• Task objective:
From the listing below, select every line where the word "seaborn" appears.

• Extracted data:
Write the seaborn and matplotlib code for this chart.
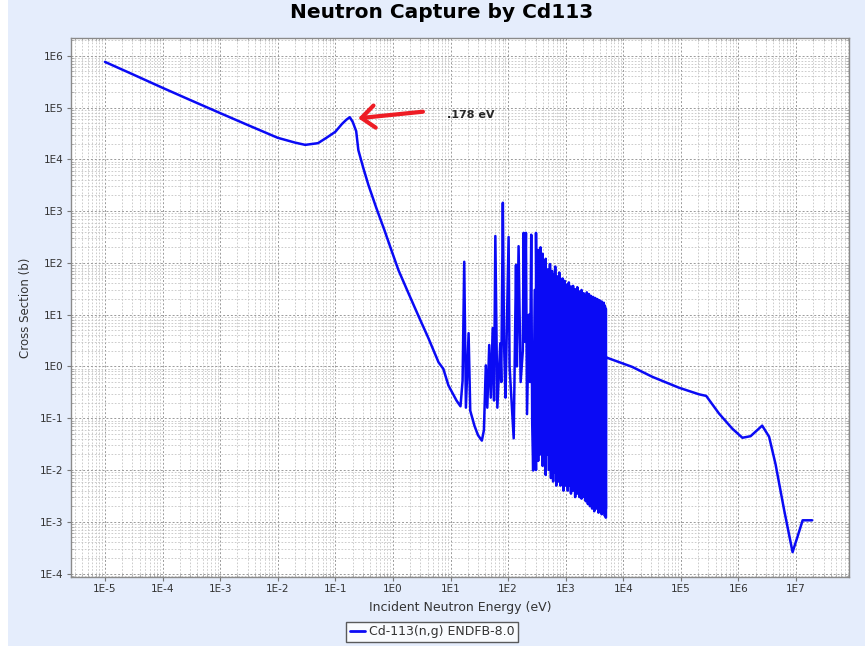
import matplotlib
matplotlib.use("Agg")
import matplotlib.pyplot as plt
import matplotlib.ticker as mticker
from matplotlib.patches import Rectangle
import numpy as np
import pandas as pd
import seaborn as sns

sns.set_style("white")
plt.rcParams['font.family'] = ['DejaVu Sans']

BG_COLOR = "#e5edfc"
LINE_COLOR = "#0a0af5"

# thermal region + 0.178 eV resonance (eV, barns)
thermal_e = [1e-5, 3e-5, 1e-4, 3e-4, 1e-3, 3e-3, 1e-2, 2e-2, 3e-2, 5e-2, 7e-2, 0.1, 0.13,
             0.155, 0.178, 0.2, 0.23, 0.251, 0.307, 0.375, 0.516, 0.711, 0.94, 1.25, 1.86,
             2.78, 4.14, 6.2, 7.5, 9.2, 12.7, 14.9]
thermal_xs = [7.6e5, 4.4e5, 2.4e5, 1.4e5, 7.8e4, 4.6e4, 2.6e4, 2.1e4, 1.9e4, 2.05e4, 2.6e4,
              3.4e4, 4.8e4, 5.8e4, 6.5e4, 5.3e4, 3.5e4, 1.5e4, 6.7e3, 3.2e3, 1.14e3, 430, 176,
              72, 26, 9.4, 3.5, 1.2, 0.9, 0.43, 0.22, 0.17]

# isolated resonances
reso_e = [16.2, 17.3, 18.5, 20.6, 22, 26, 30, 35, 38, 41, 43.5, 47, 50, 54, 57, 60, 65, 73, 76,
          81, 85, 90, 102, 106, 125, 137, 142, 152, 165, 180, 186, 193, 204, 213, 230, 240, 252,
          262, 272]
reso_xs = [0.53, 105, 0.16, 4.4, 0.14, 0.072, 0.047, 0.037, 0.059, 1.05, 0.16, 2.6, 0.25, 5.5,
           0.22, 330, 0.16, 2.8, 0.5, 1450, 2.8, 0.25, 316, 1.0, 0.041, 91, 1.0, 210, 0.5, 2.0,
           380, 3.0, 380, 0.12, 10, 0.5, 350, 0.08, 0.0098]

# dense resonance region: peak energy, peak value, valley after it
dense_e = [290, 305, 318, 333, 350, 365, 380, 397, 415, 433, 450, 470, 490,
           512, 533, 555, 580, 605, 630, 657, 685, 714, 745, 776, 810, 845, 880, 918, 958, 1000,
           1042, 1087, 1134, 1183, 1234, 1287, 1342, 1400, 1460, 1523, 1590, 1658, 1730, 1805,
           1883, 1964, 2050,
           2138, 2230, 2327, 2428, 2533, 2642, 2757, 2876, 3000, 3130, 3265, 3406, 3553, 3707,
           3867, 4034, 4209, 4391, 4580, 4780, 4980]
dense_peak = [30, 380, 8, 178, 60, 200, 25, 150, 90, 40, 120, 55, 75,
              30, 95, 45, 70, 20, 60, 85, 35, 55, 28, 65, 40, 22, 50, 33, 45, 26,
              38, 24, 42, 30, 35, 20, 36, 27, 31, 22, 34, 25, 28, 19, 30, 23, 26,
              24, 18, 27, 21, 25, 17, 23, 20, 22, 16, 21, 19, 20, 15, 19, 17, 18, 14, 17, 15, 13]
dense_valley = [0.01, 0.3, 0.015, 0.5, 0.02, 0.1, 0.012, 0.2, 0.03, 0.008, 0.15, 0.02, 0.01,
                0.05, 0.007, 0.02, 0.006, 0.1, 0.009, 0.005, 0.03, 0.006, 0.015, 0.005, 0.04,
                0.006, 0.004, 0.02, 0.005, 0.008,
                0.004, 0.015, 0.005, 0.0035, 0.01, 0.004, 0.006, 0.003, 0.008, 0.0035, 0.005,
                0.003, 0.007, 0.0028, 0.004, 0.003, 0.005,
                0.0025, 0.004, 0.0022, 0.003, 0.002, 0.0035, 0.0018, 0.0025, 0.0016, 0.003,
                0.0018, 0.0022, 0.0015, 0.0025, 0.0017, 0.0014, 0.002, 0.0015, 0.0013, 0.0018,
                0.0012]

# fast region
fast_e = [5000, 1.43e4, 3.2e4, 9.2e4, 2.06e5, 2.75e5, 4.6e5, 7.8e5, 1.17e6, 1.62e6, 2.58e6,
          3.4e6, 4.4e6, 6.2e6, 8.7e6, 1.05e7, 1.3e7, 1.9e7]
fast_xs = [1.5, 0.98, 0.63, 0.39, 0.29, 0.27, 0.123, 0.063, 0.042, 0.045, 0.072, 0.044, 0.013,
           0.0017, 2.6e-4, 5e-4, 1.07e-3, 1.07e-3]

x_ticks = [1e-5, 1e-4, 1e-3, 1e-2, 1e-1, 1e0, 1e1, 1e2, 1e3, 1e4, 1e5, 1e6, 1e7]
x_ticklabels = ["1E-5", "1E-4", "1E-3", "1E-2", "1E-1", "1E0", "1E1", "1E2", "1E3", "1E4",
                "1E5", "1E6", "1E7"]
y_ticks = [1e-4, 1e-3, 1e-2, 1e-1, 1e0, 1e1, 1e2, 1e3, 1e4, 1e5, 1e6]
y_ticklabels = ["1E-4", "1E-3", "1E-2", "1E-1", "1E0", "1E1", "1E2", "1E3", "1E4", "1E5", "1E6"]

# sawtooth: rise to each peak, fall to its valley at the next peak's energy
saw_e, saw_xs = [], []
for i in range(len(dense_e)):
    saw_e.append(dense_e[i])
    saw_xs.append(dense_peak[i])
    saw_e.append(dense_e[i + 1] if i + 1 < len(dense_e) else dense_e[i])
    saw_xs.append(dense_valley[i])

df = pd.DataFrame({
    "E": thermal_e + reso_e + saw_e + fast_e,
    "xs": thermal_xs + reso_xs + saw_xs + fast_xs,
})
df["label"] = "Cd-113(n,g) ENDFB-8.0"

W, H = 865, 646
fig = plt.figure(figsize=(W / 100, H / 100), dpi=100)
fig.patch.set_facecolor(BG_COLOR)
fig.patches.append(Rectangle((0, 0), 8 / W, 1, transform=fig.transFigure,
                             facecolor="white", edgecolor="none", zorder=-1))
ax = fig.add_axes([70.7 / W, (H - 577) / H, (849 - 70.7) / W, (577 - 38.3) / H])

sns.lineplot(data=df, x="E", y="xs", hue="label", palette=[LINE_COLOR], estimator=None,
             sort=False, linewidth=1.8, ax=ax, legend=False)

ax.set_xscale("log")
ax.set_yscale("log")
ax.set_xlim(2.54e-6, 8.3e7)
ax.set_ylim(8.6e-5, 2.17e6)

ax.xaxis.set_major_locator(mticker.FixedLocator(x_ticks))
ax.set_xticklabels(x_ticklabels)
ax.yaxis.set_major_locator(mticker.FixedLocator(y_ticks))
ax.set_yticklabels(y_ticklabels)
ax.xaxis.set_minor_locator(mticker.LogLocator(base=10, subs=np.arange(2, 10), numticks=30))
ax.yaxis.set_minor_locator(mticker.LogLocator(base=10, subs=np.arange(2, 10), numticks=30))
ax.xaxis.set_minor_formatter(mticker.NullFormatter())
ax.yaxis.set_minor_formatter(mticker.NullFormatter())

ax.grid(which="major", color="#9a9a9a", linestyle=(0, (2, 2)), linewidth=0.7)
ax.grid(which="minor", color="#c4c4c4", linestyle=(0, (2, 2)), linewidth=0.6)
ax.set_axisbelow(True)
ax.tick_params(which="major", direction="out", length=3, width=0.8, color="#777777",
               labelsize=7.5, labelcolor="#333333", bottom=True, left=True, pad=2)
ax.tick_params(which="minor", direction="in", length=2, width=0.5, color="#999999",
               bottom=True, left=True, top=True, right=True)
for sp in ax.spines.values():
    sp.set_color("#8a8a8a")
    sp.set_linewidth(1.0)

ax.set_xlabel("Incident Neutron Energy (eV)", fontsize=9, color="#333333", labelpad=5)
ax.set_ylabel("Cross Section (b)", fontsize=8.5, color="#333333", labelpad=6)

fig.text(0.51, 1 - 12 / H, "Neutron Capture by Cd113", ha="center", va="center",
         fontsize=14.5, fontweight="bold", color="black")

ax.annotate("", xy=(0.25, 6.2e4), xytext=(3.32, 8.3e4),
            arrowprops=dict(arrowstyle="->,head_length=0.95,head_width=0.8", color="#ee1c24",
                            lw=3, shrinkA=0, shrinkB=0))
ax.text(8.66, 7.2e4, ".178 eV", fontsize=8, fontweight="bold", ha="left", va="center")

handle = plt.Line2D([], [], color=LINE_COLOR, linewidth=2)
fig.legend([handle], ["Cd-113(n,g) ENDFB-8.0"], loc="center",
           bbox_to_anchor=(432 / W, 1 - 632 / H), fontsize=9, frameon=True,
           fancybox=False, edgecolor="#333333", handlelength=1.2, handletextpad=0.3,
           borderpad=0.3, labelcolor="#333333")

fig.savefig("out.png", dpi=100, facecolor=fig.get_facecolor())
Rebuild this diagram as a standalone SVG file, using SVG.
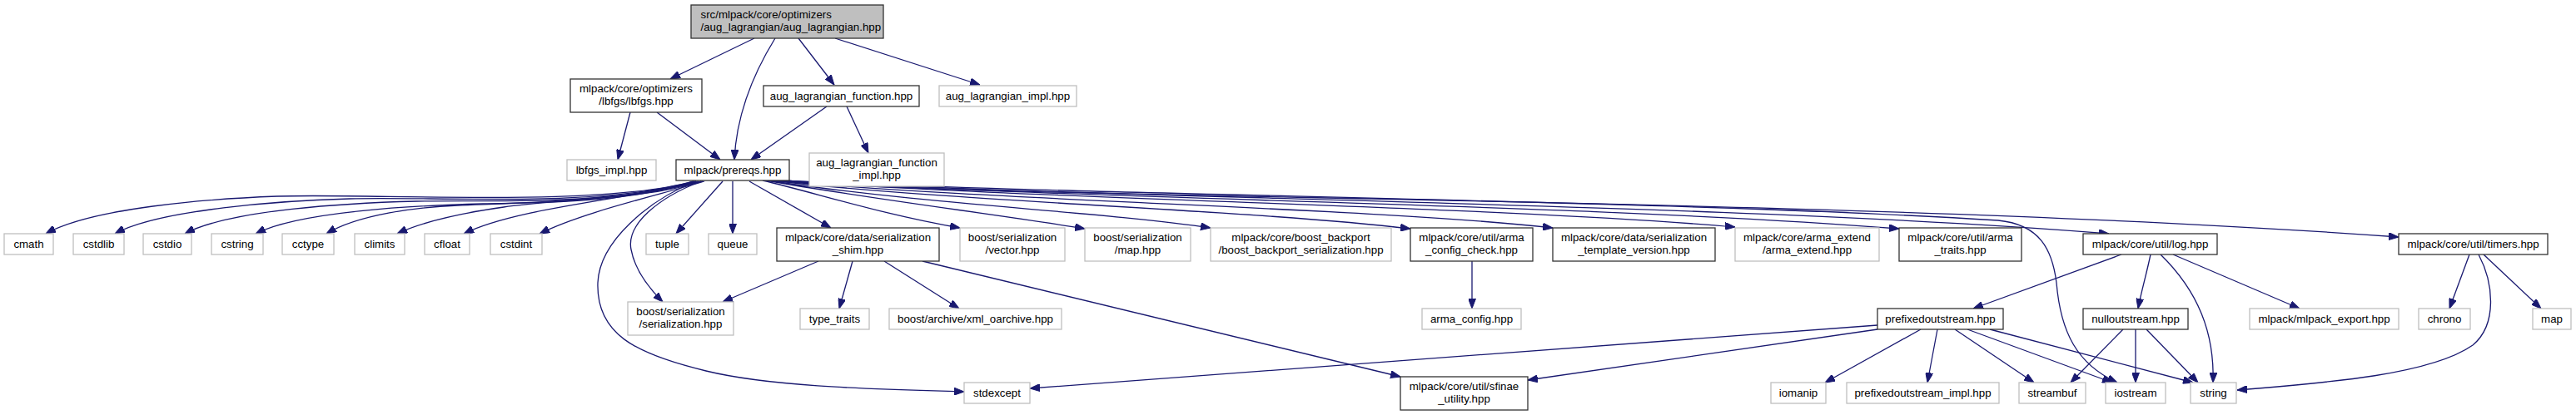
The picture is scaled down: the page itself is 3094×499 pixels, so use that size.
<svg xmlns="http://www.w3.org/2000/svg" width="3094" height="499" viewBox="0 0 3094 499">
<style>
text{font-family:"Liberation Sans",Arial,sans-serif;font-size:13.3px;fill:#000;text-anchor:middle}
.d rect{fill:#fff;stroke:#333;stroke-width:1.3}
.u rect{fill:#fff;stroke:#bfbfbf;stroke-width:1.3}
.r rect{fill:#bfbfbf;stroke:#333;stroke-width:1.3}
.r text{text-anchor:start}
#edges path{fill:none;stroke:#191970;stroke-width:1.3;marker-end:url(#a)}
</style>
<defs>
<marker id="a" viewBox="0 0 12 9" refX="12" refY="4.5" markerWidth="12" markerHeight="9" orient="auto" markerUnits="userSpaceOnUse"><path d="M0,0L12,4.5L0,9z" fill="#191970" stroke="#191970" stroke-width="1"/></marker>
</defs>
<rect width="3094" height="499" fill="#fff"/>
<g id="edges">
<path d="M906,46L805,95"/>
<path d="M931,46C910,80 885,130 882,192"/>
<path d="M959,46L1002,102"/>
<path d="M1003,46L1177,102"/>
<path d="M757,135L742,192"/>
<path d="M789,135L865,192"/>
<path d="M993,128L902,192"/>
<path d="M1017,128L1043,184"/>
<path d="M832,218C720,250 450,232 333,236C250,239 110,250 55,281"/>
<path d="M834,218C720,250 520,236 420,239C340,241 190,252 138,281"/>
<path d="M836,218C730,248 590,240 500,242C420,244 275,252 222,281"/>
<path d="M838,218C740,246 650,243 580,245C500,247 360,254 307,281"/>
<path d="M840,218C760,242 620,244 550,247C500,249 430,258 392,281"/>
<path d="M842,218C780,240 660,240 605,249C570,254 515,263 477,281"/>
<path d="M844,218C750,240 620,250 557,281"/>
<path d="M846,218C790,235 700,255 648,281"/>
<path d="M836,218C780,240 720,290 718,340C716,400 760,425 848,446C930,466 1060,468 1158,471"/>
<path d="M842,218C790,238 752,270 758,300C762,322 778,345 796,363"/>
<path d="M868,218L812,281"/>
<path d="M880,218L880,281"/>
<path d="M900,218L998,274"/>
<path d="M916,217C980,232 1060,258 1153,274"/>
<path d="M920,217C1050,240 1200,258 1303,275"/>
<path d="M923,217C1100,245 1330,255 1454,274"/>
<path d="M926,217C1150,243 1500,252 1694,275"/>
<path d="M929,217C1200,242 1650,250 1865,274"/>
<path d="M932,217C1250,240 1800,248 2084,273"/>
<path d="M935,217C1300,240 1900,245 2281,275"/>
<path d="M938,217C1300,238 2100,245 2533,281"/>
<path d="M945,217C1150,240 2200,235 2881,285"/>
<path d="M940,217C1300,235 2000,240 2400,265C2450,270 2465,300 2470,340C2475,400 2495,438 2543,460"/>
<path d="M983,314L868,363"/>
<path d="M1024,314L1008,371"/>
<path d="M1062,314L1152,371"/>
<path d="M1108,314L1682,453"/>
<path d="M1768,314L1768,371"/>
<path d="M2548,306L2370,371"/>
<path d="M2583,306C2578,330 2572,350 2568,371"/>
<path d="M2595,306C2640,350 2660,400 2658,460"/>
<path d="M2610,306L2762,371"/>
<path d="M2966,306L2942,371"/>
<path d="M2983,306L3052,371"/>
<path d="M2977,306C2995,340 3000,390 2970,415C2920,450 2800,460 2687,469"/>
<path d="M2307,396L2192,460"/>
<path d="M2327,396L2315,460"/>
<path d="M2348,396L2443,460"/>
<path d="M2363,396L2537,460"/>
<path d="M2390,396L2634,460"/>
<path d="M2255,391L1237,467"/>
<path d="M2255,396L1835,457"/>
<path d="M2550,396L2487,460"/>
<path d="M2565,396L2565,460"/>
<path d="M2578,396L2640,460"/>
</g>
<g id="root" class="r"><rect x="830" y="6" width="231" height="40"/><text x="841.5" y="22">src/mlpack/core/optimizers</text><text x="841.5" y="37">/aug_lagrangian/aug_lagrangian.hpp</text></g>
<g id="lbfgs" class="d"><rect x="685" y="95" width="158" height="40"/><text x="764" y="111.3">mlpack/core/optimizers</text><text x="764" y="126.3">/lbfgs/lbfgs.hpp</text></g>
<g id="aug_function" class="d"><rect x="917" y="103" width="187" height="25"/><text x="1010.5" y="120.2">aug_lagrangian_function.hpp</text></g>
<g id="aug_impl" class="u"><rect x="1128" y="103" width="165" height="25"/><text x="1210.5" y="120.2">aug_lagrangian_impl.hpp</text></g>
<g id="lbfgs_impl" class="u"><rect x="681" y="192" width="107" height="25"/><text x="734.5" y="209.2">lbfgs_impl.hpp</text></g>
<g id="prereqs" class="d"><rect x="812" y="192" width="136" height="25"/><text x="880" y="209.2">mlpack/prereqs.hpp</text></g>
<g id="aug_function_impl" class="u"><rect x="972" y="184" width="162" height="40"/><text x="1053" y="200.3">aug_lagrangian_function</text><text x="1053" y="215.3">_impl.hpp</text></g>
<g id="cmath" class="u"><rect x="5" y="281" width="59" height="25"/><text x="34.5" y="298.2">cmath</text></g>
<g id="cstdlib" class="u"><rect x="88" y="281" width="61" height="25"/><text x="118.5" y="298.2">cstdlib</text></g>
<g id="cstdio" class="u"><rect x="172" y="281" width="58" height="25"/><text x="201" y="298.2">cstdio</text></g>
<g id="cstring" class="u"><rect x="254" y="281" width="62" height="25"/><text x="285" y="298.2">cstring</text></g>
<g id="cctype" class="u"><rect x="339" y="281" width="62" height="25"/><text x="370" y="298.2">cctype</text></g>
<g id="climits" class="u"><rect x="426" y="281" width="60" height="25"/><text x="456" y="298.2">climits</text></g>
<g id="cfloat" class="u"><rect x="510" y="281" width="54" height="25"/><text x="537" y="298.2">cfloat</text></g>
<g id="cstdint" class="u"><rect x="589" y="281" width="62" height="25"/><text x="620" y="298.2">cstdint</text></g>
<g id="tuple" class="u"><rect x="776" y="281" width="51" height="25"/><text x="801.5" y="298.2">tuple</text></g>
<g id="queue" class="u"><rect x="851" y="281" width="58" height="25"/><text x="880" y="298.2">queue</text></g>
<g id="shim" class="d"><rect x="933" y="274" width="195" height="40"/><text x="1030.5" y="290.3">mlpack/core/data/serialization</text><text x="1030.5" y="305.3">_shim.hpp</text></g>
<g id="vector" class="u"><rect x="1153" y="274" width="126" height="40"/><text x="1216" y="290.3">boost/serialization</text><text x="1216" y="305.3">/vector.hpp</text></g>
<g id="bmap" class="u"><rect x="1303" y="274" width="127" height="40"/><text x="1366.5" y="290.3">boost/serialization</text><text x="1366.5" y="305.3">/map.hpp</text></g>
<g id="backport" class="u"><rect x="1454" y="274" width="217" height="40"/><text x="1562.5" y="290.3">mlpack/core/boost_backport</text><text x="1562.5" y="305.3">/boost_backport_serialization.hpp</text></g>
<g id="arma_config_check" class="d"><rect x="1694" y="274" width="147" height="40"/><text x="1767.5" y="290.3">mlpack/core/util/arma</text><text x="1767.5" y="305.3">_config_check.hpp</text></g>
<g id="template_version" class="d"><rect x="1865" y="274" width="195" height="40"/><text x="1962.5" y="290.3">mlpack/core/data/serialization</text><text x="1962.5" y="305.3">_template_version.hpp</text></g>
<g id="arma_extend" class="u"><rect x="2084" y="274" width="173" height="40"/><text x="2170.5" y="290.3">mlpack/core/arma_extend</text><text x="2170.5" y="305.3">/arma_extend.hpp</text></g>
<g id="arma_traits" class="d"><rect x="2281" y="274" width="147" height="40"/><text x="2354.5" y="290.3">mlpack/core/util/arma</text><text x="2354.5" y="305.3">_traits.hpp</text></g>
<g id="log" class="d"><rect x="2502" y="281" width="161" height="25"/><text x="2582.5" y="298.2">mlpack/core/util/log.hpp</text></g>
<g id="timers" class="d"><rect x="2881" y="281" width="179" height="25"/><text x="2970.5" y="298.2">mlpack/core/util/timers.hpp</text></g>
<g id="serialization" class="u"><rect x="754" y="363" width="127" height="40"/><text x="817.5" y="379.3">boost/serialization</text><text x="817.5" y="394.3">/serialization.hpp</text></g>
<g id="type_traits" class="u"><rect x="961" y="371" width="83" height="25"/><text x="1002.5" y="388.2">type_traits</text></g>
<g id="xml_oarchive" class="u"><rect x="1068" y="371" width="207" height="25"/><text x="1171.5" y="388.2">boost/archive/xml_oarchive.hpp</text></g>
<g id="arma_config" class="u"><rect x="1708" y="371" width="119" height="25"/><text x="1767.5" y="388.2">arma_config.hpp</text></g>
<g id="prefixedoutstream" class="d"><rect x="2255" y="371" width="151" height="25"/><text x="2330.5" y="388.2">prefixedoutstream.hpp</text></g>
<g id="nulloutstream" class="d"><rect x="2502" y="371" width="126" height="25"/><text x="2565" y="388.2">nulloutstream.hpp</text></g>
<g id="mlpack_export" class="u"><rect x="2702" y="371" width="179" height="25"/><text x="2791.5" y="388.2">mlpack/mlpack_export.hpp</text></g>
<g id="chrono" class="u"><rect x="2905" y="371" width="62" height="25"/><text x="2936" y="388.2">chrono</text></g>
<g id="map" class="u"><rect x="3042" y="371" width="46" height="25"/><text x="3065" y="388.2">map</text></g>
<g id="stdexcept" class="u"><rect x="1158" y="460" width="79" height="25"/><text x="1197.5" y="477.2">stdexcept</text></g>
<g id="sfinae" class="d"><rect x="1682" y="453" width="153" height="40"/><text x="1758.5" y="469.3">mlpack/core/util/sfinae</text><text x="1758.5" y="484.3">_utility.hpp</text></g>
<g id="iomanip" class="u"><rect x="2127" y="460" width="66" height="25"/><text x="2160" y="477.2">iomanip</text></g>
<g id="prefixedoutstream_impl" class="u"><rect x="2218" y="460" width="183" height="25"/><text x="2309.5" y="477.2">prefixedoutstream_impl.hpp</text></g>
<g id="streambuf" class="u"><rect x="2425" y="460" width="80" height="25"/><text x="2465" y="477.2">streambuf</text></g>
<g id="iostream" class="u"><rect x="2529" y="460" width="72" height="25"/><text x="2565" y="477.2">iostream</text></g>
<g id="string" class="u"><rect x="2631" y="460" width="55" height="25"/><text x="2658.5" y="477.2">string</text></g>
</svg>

• Solution for this task:
Write the seaborn and matplotlib code for this chart.
import seaborn as sns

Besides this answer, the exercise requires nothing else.